Fireplace Insert Installation Cost Calculator

An insert slides into a firebox you already have — so the math is short: the appliance, the flue liner it must have, and labor. Skip the liner and you have a smoke problem, not a savings.

Planning estimate: this is a planning estimate from the numbers you enter — not a bid or a contract. Chimney and masonry price depends on access and scaffolding, the extent of the damage, materials, chimney height, roof pitch, permits and local labor. Get itemized written quotes from a CSIA-certified sweep and a licensed, insured mason before you commit.

1 Enter your numbers

$
Wood or gas insert unit + surround panel
$
Sized to the insert outlet, run to the top
$
Fit, connect the liner, seal, trim
×
As a fraction: 0.10 = 10% buffer
Your result
Estimated total$4,400
Insert$2,500
Liner$800
Labor$700

An insert turns a drafty open fireplace into an efficient wood or gas appliance — it slides into the existing firebox and MUST have a properly sized liner up the flue (see the liner tools). About $4,400 here.

An insert is the fix for the drafty open masonry fireplace that dumps your heat up the flue. It is a sealed firebox — wood or gas — that you push into the existing opening and run efficiently. The reason it earns its keep is the same reason it needs a liner: a sealed appliance breathes through a flue sized to its outlet, usually 6 inches, not through the cavernous masonry flue built for an open fire.

That is the line most cheap quotes "forget". A properly sized, ideally insulated liner run from the insert to the chimney top is not an upsell — it is how the appliance is listed to operate. Vent an insert into an oversized bare masonry flue and the gases cool, draft stalls, and creosote piles up fast. So this estimator refuses to let the liner go to zero in spirit: keep it in the bid, sized right (use the flue-liner-size tool to confirm the diameter).

Formula

total = (insert + liner + labor) × (1 + contingency)

Three buckets, because an insert install genuinely has three. The insert includes its decorative surround panel that hides the gap to the old opening. The liner is length × a per-foot rate plus insulation — price that separately with the liner-cost tools and drop the number in here.
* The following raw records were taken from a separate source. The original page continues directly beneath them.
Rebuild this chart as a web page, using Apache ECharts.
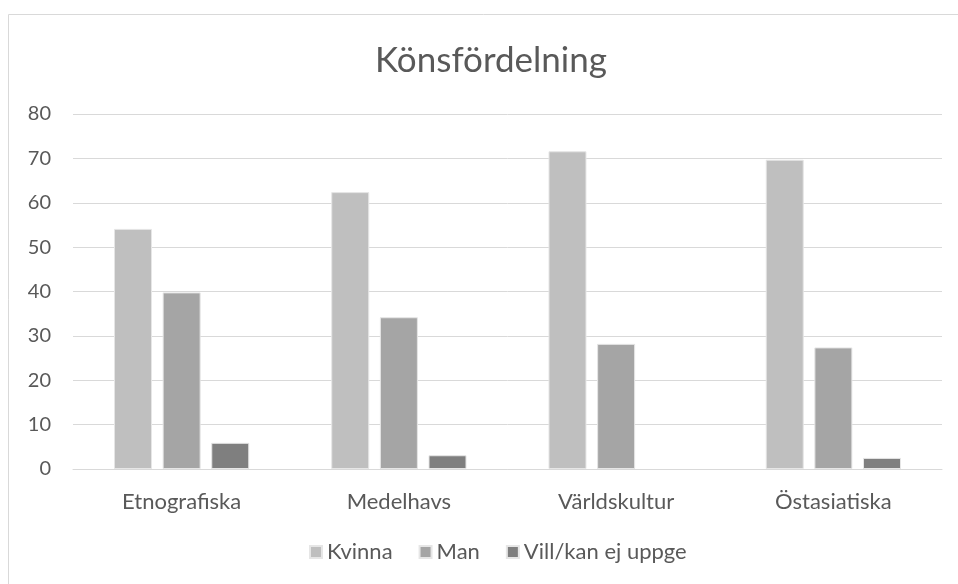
<!DOCTYPE html>
<html><head><meta charset="utf-8">
<script src="https://cdn.jsdelivr.net/npm/echarts@6/dist/echarts.min.js"></script>
<style>html,body{margin:0;padding:0;background:#fff}#c{width:958px;height:584px}</style>
</head><body><div id="c"></div>
<script>
const categories = ['Etnografiska', 'Medelhavs', 'Världskultur', 'Östasiatiska'];
const kvinna = [54.1, 62.4, 71.6, 69.7];
const man = [39.8, 34.2, 28.2, 27.4];
const vill = [5.9, 3.1, 0, 2.5];
const seriesNames = ['Kvinna', 'Man', 'Vill/kan ej uppge'];
const yTicks = [0, 10, 20, 30, 40, 50, 60, 70, 80];

const FONT = 'Lato';
const chart = echarts.init(document.getElementById('c'), null, {renderer: 'canvas'});
const colors = ['#bfbfbf', '#a5a5a5', '#7f7f7f'];
const data = [kvinna, man, vill];
chart.setOption({
  animation: false,
  graphic: [{type: 'rect', shape: {x: 8.5, y: 14.5, width: 960, height: 580}, style: {fill: 'none', stroke: '#d9d9d9', lineWidth: 1}, silent: true}],
  title: {text: 'Könsfördelning', left: 370, top: 38, textStyle: {fontFamily: FONT, fontSize: 35, fontWeight: 'normal', color: '#595959'}},
  legend: {bottom: 16, left: 304, itemWidth: 12, itemHeight: 12, itemGap: 26, icon: 'rect',
    textStyle: {fontFamily: FONT, fontSize: 22, color: '#595959'}, data: seriesNames},
  grid: {left: 73, right: 16, top: 114, bottom: 115, containLabel: false},
  xAxis: {type: 'category', data: categories,
    axisLine: {lineStyle: {color: '#d9d9d9', width: 1}}, axisTick: {show: false},
    axisLabel: {fontFamily: FONT, fontSize: 22, color: '#595959', margin: 22}},
  yAxis: {type: 'value', min: yTicks[0], max: yTicks[yTicks.length - 1], interval: 10,
    axisLine: {show: false}, axisTick: {show: false},
    splitLine: {lineStyle: {color: '#d9d9d9', width: 1}},
    axisLabel: {fontFamily: FONT, fontSize: 20, color: '#595959', margin: 22}},
  series: seriesNames.map((n, i) => ({
    name: n, type: 'bar', barWidth: 38, barGap: '28%',
    data: data[i].map(v => v === 0 ? {value: v, itemStyle: {borderWidth: 0, opacity: 0}} : v),
    itemStyle: {color: colors[i], borderColor: '#e6e6e6', borderWidth: 1}
  }))
});
</script></body></html>
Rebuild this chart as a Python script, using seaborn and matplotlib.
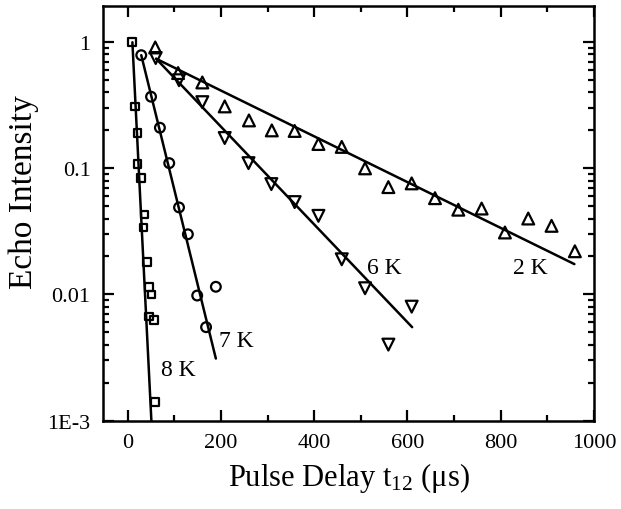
import matplotlib
matplotlib.use("Agg")
import matplotlib.pyplot as plt
import matplotlib.ticker as mticker
import numpy as np
import pandas as pd
import seaborn as sns

# Echo decay measurements at four temperatures (delay in microseconds)
t_8K = [9, 16, 21, 21, 29, 36, 34, 41, 46, 51, 46, 57, 58]
I_8K = [1.0, 0.31, 0.19, 0.108, 0.084, 0.043, 0.034, 0.018, 0.0115, 0.0100, 0.0067, 0.0063, 0.0014]

t_7K = [29, 50, 69, 89, 110, 129, 149, 168, 189]
I_7K = [0.79, 0.37, 0.21, 0.11, 0.049, 0.030, 0.0098, 0.0055, 0.0115]

t_6K = [60, 110, 160, 208, 259, 308, 358, 409, 459, 509, 559, 609]
I_6K = [0.75, 0.50, 0.335, 0.174, 0.110, 0.075, 0.054, 0.042, 0.019, 0.0112, 0.0040, 0.0080]

t_2K = [59, 108, 160, 208, 260, 309, 358, 409, 459, 509, 559, 609, 659, 709, 759, 809, 859, 909, 959]
I_2K = [0.91, 0.57, 0.48, 0.31, 0.24, 0.20, 0.198, 0.156, 0.148, 0.100, 0.071, 0.076,
        0.058, 0.047, 0.048, 0.031, 0.040, 0.035, 0.022]

# Exponential fit lines (endpoints)
fit_8K_t = [10, 52]
fit_8K_I = [1.0, 0.0008]
fit_7K_t = [29, 189]
fit_7K_I = [0.79, 0.0031]
fit_6K_t = [61, 610]
fit_6K_I = [0.74, 0.0055]
fit_2K_t = [61, 958]
fit_2K_I = [0.74, 0.0174]

labels = ["8 K", "7 K", "6 K", "2 K"]
label_t = [108, 233, 551, 863]
label_I = [0.00255, 0.0043, 0.0164, 0.0164]

sns.set_theme(style="ticks")
plt.rcParams["font.family"] = ["Liberation Serif", "DejaVu Serif"]
plt.rcParams["mathtext.fontset"] = "custom"
plt.rcParams["mathtext.rm"] = "Liberation Serif"
plt.rcParams["mathtext.it"] = "Liberation Serif:italic"
plt.rcParams["text.color"] = "black"
plt.rcParams["axes.labelcolor"] = "black"
plt.rcParams["xtick.color"] = "black"
plt.rcParams["ytick.color"] = "black"

fig = plt.figure(figsize=(6.21, 5.10), dpi=100)
ax = fig.add_axes([0.1659, 0.1735, 0.7906, 0.8128])

series = [
    (t_8K, I_8K, "s", 5.5, fit_8K_t, fit_8K_I),
    (t_7K, I_7K, "o", 7.0, fit_7K_t, fit_7K_I),
    (t_6K, I_6K, "v", 8.5, fit_6K_t, fit_6K_I),
    (t_2K, I_2K, "^", 8.5, fit_2K_t, fit_2K_I),
]

for t, I, mk, ms, ft, fI in series:
    df = pd.DataFrame({"t": t, "I": I})
    sns.scatterplot(data=df, x="t", y="I", ax=ax, marker=mk, s=ms ** 2,
                    facecolor="none", edgecolor="black", linewidth=1.6, zorder=3)
    fdf = pd.DataFrame({"t": ft, "I": fI})
    sns.lineplot(data=fdf, x="t", y="I", ax=ax, color="black", linewidth=1.8,
                 zorder=2, estimator=None, sort=False)

for lab, x, y in zip(labels, label_t, label_I):
    ax.text(x, y, lab, fontsize=17, ha="center", va="center", color="black")

ax.set_yscale("log")
ax.set_xlim(-53, 1000)
ax.set_ylim(1e-3, 1.94)

ax.xaxis.set_major_locator(mticker.MultipleLocator(200))
ax.xaxis.set_minor_locator(mticker.MultipleLocator(100))
ax.yaxis.set_major_locator(mticker.FixedLocator([1e-3, 1e-2, 1e-1, 1]))
ax.yaxis.set_minor_locator(mticker.LogLocator(base=10, subs=np.arange(2, 10)))
ax.yaxis.set_major_formatter(mticker.FixedFormatter(["1E-3", "0.01", "0.1", "1"]))
ax.yaxis.set_minor_formatter(mticker.NullFormatter())

ax.tick_params(which="both", direction="in", top=True, right=True, colors="black",
               labelsize=16, width=1.6)
ax.tick_params(which="major", length=8, pad=9)
ax.tick_params(which="minor", length=4)

for sp in ax.spines.values():
    sp.set_linewidth(1.8)
    sp.set_color("black")

ax.set_xlabel("Pulse Delay t$_{12}$ (μs)", fontsize=22, labelpad=6)
ax.set_ylabel("Echo Intensity", fontsize=24)
ax.yaxis.set_label_coords(-0.131, 0.553)

fig.savefig("out.png", dpi=100)
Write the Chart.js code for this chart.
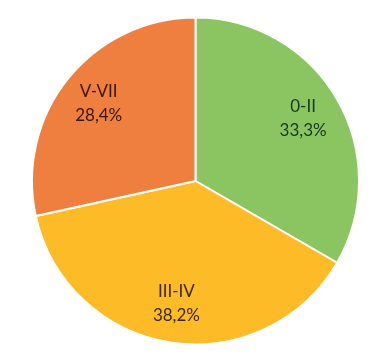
<!DOCTYPE html>
<html>
<head>
<meta charset="utf-8">
<script src="https://cdn.jsdelivr.net/npm/chart.js@4"></script>
<style>
  html, body { margin: 0; padding: 0; background: #fff; }
  #wrap { width: 371px; height: 363px; }
</style>
</head>
<body>
<div id="wrap"><canvas id="pie"></canvas></div>
<script>
const categories = ["0-II", "III-IV", "V-VII"];
const shares = [33.3, 38.2, 28.4];
const shareLabels = ["33,3%", "38,2%", "28,4%"];

const sliceColors = ["#8bc562", "#fdbb28", "#ee7f3f"];
const textColors = ["#17361a", "#3a2806", "#3a1606"];

// draws the two-line label inside each slice
const sliceLabels = {
  id: "sliceLabels",
  afterDatasetsDraw(chart) {
    const { ctx } = chart;
    const meta = chart.getDatasetMeta(0);
    ctx.save();
    ctx.font = "17px Lato, 'Open Sans', sans-serif";
    ctx.textAlign = "center";
    ctx.textBaseline = "middle";
    meta.data.forEach((arc, i) => {
      const p = arc.getProps(["x", "y", "startAngle", "endAngle", "outerRadius"], true);
      const mid = (p.startAngle + p.endAngle) / 2;
      const r = p.outerRadius * 0.76;
      const x = p.x + Math.cos(mid) * r;
      const y = p.y + Math.sin(mid) * r;
      ctx.fillStyle = textColors[i];
      ctx.fillText(categories[i], x, y - 12);
      ctx.fillText(shareLabels[i], x, y + 12);
    });
    ctx.restore();
  }
};

new Chart(document.getElementById("pie"), {
  type: "pie",
  data: {
    labels: categories,
    datasets: [{
      data: shares,
      backgroundColor: sliceColors,
      borderColor: "#ffffff",
      borderWidth: 2
    }]
  },
  options: {
    responsive: true,
    maintainAspectRatio: false,
    animation: false,
    layout: { padding: { left: 31, right: 11, top: 16, bottom: 17 } },
    plugins: {
      legend: { display: false },
      tooltip: { enabled: false }
    }
  },
  plugins: [sliceLabels]
});
</script>
</body>
</html>
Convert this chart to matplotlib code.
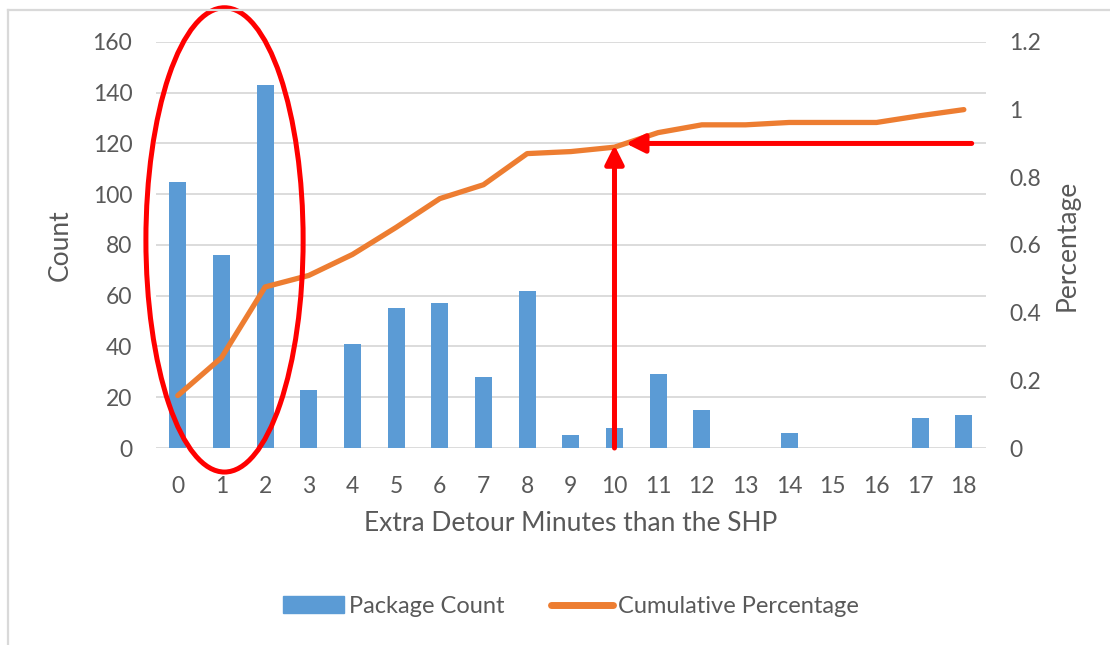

Labor is the fit-and-connect: pull the old damper, run the liner, seal the block-off plate, set the surround.

Worked example

Converting a 1980s open masonry fireplace to a wood-burning insert. Insert with a black surround at $2,640, a 22-ft insulated 6-inch stainless liner at $915, and labor to set it and build the block-off plate at $780. With a 10% buffer:

(2,640 + 915 + 780) × 1.10 = 4,335 × 1.10 = $4,769

A gas insert instead of wood swaps the liner detail for a gas line and a co-axial vent, which nudges labor up — but the shape of the estimate is the same.

What people leave out (and pay for later)

  • The liner, sized to the insert. Match the appliance outlet, not the old flue. A liner smaller than the outlet chokes it; a bare oversized flue runs cool and glazes. Insulate it and the draft is stronger and the creosote slower.
  • A block-off plate. Sealing the old damper throat around the liner stops the room from losing heat up the dead air space. Cheap to do during the install, annoying to add after.
  • Fireplace condition. An insert does not fix a cracked firebox or a leaking crown — those get repaired first. A quick Level 2 look before you buy saves an ugly surprise.
  • Clearance to the mantel and trim. Combustible mantels and surrounds have listed clearances; a deep mantel may need a shield or a shim.

The Chimney Safety Institute of America is the reference for who should be running that liner and inspecting the flue.

Reference table

Labeled planning band — a sanity check, NOT a quote. The liner alone can be a big share; confirm with a CSIA-certified installer.

JobTypical band
Fireplace installation$1,500 – $8,000
Reline / new liner$1,500 – $5,000

Frequently asked questions

Do I really need a new liner for an insert?

Yes. A sealed insert is listed to vent through a flue sized to its own outlet — almost always a 6-inch liner run to the chimney top, ideally insulated. Venting it into the big bare masonry flue leaves the exhaust cool and sluggish, which stalls draft and builds creosote. Treat the liner as part of the appliance, not an option.

Wood insert or gas insert — does the cost differ?

They land close on the appliance, but the venting detail differs: a wood insert needs a full liner up the flue, a direct-vent gas insert needs a co-axial vent and a gas line. Labor shifts accordingly. Enter whichever venting your quote lists in the liner line and adjust labor.

Can I put an insert in any fireplace?

Only a sound one. The firebox and flue have to be in good shape and big enough for the insert and its liner. Have a cracked firebox or a leaking crown repaired first — an insert covers the opening, it does not cure the masonry behind it.

What is a block-off plate and why does it matter?

It is a sealed panel that closes the old damper throat around the new liner so room air stops leaking into the dead space above the insert. It is a few dollars of sheet metal and sealant during the install and a real efficiency gain — insist on it.